First attracted to tough lady sergeant Eeva (Laura Malmivaara) when they’re participating in a military reserve training exercise, grizzled PI Vares (Juha Veijonen) is disappointed to discover she’s a schoolteacher on the verge of marriage. But her situation is not as ordinary as it seems. Fiancee Antero (Jorma Tommila) is behind bars, their wedding a front for his prison escape. Once on the outside, newlyweds go after hidden loot hubby stole from Russian gangsters — who, unfortunately, are also hot on the couple’s trail, along with cops both legit and corrupt.
It emerges Eeva is merely being used by her new hubby — in fact, he’s got a vicious new femme-fatale squeeze (Minna Turunen) eager to ice the no-longer-necessary bride. A still-smitten Vares shows up to rescue Eeva, and they flee to try to find the cash before anyone else.

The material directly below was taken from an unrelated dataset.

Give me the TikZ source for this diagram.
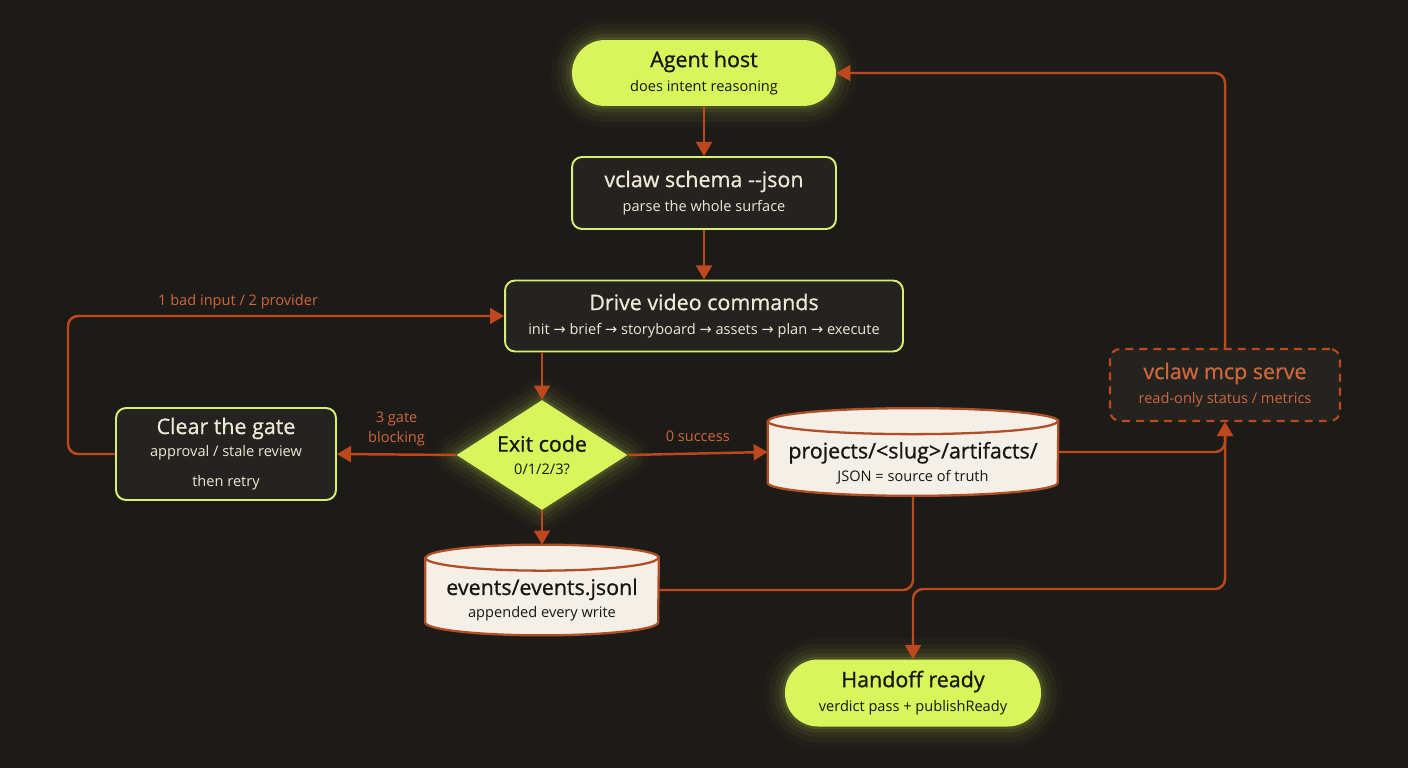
\documentclass[tikz,border=0pt]{standalone}
\usepackage{fontspec}
\setmainfont{Open Sans}
\newfontfamily\symfont{DejaVu Sans}
\newfontfamily\headfam[FakeBold=0.9]{Open Sans}
\usepackage{tikz}
\usetikzlibrary{positioning, shapes.geometric, arrows.meta, backgrounds, calc}

\definecolor{BgDark}{RGB}{29,27,23}
\definecolor{LimeFill}{RGB}{217,245,92}
\definecolor{LimeEdge}{RGB}{215,240,115}
\definecolor{BoxDark}{RGB}{37,35,31}
\definecolor{CreamText}{RGB}{240,232,214}
\definecolor{InkDark}{RGB}{22,22,18}
\definecolor{RustLine}{RGB}{188,72,28}
\definecolor{RustText}{RGB}{205,102,58}
\definecolor{DrumFill}{RGB}{244,240,232}
\definecolor{DrumEdge}{RGB}{176,78,38}

\newcommand{\boxtitle}{\headfam\fontsize{12.2}{14}\selectfont}
\newcommand{\boxnote}{\fontsize{8.3}{11}\selectfont}
\newcommand{\nextstep}{{\symfont →}}

% cylinder outline round an empty node: name, half width, ellipse radius
\newcommand{\drawdrum}[3]{%
  \path[drumbody] ([yshift=-#3]#1.north west) -- ([yshift=#3]#1.south west)
    arc[start angle=180, end angle=360, x radius=#2, y radius=#3]
    -- ([yshift=-#3]#1.north east)
    arc[start angle=0, end angle=180, x radius=#2, y radius=#3] -- cycle;
  \draw[drumrim] ([yshift=-#3]#1.north west)
    arc[start angle=180, end angle=360, x radius=#2, y radius=#3];
}

\tikzset{
  glow/.style={
    preaction={draw=LimeFill, line width=24pt, opacity=0.025, line join=round},
    preaction={draw=LimeFill, line width=18pt, opacity=0.035, line join=round},
    preaction={draw=LimeFill, line width=12pt, opacity=0.05, line join=round},
    preaction={draw=LimeFill, line width=7pt, opacity=0.07, line join=round},
    preaction={draw=LimeFill, line width=3pt, opacity=0.1, line join=round}},
  pill/.style={rectangle, rounded corners=0.66cm, fill=LimeFill, text=InkDark, align=center},
  darkbox/.style={rectangle, rounded corners=0.2cm, draw=LimeEdge, line width=1.1pt,
    fill=BoxDark, text=CreamText, align=center},
  gate/.style={diamond, aspect=1.55, inner sep=0pt, fill=LimeFill, text=InkDark, align=center},
  servebox/.style={rectangle, rounded corners=0.2cm, draw=RustLine, line width=1.2pt,
    dash pattern=on 4.5pt off 3.5pt, fill=BoxDark, text=RustText, align=center},
  drumspot/.style={rectangle, inner sep=0pt},
  drumtext/.style={text=InkDark, align=center, inner sep=1pt},
  drumbody/.style={fill=DrumFill, draw=DrumEdge, line width=1.3pt},
  drumrim/.style={draw=DrumEdge, line width=1.3pt},
  link/.style={draw=RustLine, line width=1.4pt, rounded corners=0.2cm},
  arrow/.style={link, -{Triangle[width=9pt,length=8pt]}},
  flowlabel/.style={text=RustText, align=center, font=\boxnote}
}

\begin{document}
\begin{tikzpicture}[x=0.02cm, y=0.02cm]
\useasboundingbox (0,0) rectangle (1408,768);
\begin{scope}[on background layer]
  \fill[BgDark] (0,0) rectangle (1408,768);
\end{scope}

% nodes
\node[pill, glow, minimum width=5.28cm, minimum height=1.32cm] (agent) at (704,695)
  {{\boxtitle Agent host}\\[2pt]{\boxnote does intent reasoning}};
\node[darkbox, minimum width=5.28cm, minimum height=1.44cm] (schema) at (704,575)
  {{\boxtitle vclaw schema {-}{-}json}\\[2pt]{\boxnote parse the whole surface}};
\node[darkbox, minimum width=7.96cm, minimum height=1.42cm] (drive) at (704,452)
  {{\boxtitle Drive video commands}\\[2pt]{\boxnote init \nextstep{} brief \nextstep{} storyboard \nextstep{} assets \nextstep{} plan \nextstep{} execute}};
\node[gate, glow, minimum width=3.42cm, minimum height=2.2cm] (exit) at (542,313)
  {{\boxtitle Exit code}\\[1pt]{\boxnote 0/1/2/3?}};
\node[darkbox, minimum width=4.4cm, minimum height=1.84cm] (clear) at (226,314)
  {{\boxtitle Clear the gate}\\[1pt]{\boxnote approval / stale review}\\[5pt]{\boxnote then retry}};
\node[drumspot, minimum width=5.8cm, minimum height=1.74cm] (projects) at (913,316) {};
\node[drumtext] (projects-label) at ([yshift=-0.22cm]projects.center)
  {{\boxtitle projects/<slug>/artifacts/}\\[1pt]{\boxnote JSON = source of truth}};
\node[drumspot, minimum width=4.66cm, minimum height=1.8cm] (events) at (542,178) {};
\node[drumtext] (events-label) at ([yshift=-0.2cm]events.center)
  {{\boxtitle events/events.jsonl}\\[1pt]{\boxnote appended every write}};
\node[servebox, minimum width=4.6cm, minimum height=1.44cm] (mcp) at (1225,383)
  {{\boxtitle vclaw mcp serve}\\[2pt]{\boxnote read-only status / metrics}};
\node[pill, glow, minimum width=5.12cm, minimum height=1.34cm] (hand) at (913,75)
  {{\boxtitle Handoff ready}\\[2pt]{\boxnote verdict pass + publishReady}};

% cylinders behind their labels
\begin{scope}[on background layer]
  \drawdrum{projects}{2.9cm}{0.26cm}
  \drawdrum{events}{2.33cm}{0.26cm}
\end{scope}

% connectors
\coordinate (retry) at (68,452);
\coordinate (fork) at (1000,179);
\draw[arrow] (agent) -- (schema);
\draw[arrow] (schema) -- (drive);
\draw[arrow] (drive.south -| exit.north) -- (exit.north);
\draw[arrow] (exit.west) -- node[flowlabel, above=1pt] {3 gate\\blocking} (clear.east);
\draw[arrow] (clear.west) -| (retry) -- node[flowlabel, above, pos=0.39] {1 bad input / 2 provider} (drive.west);
\draw[arrow] (exit.east) -- node[flowlabel, above=3pt] {0 success} (projects.west);
\draw[arrow] (exit.south) -- (events.north);
\draw[arrow] (projects.east) -| (mcp.south);
\draw[arrow] (mcp.north) |- (agent.east);
\draw[link] (events.east) -| (projects.south);
\draw[arrow] (fork) -| (hand.north);
\draw[arrow] (fork) -| (mcp.south);
\end{tikzpicture}
\end{document}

Plot’s myriad double-crosses and other twists keep things percolating, though direction doesn’t demonstrate much flair for action and violence. Things fare better with the kind of sour character wit summed up when Vares shrugs, “If I can stay off booze for two weeks, I can take on the Russian Mafia.” Particularly amusing amid a strong cast are Pekka Valkeejarvi and Tetsuo Kari Hietalahti as a team of semi-hapless professional hitmen.
Production values are solid, even if “Vares” could have used more distinguishing stylishness all around.